Nella serie Sensazione e percezione del colore
Riassunto sugli attributi percettivi in modo superficie
Quando vogliamo descrivere un colore in modo superficie (tipicamente in una scena illuminata, ma anche quasi sempre su monitor) diciamo, per esempio, “è rosso”. Cioè indichiamo il colore con un aggettivo, rosso in questo esempio.
Se ci viene chiesto di descrivere il colore con maggior precisione, potremmo specificare che si tratta di un rosso “chiaro”, oppure “scuro” oppure potremmo usare una delle possibili varianti, tipo “molto chiaro”, “un po’ scuro”, e così via. E poi possiamo anche specificare se è un rosso “vivo” o “pallido”, “vivace” o “sbiadito”.
Nel linguaggio tecnico della psicologia della percezione del colore, ognuna di queste caratteristiche ha un nome, e precisamente
- quando si dice “rosso” ci si riferisce ad una caratteristica che si chiama la tinta (inglese hue);
- quando si dice “chiaro”, “scuro” o simili ci si riferisce alla chiarezza (inglese lightness);
- quando si dice “vivo”, “pallido”, “vivace” o simili ci si riferisce alla croma (inglese chroma).
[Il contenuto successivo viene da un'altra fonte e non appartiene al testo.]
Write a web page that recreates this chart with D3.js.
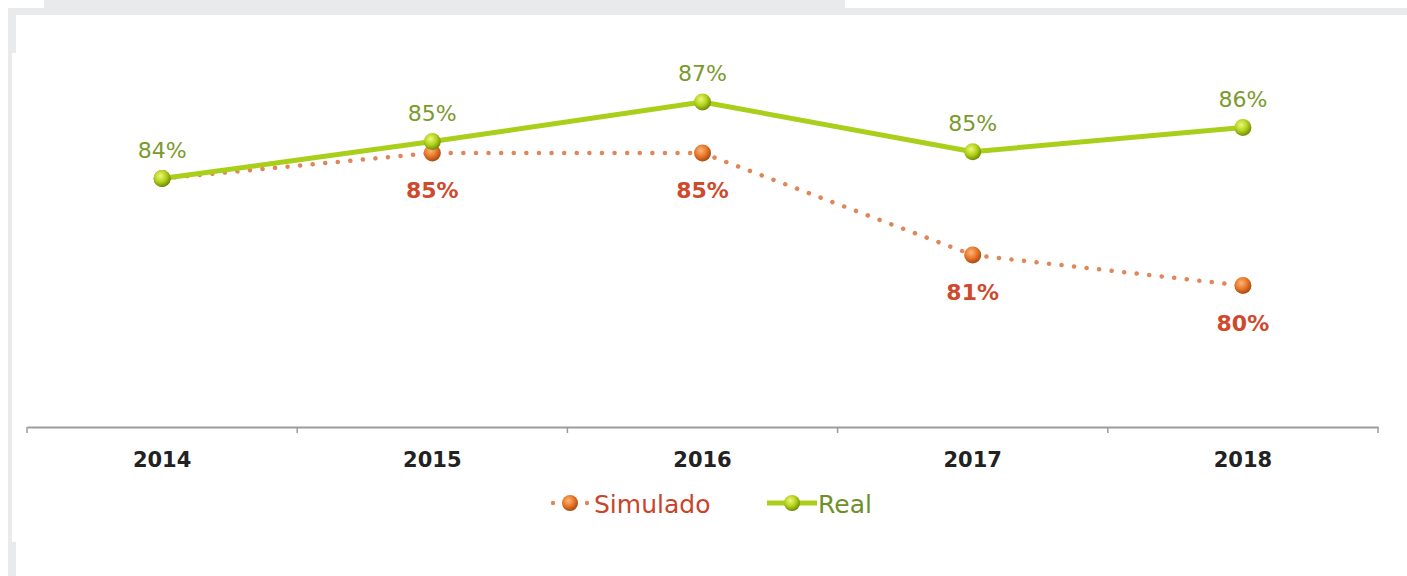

La parola colore tecnicamente viene usata per indicare contemporaneamente tutte e tre queste caratteristiche, in altre parole un colore in modo superficie, per esempio il colore di un oggetto opaco, si specifica dando una tinta, una chiarezza e una croma.
La colorimetria insegna come dare un valore numerico a queste tre caratteristiche, in modo da poter specificare un colore in modo preciso. Nel linguaggio comune invece non usiamo numeri ma nomi e aggettivi, e naturalmente in questo caso la descrizione del colore è più approssimata, più vaga, più incerta. D’altra parte il linguaggio comune di più non può dare.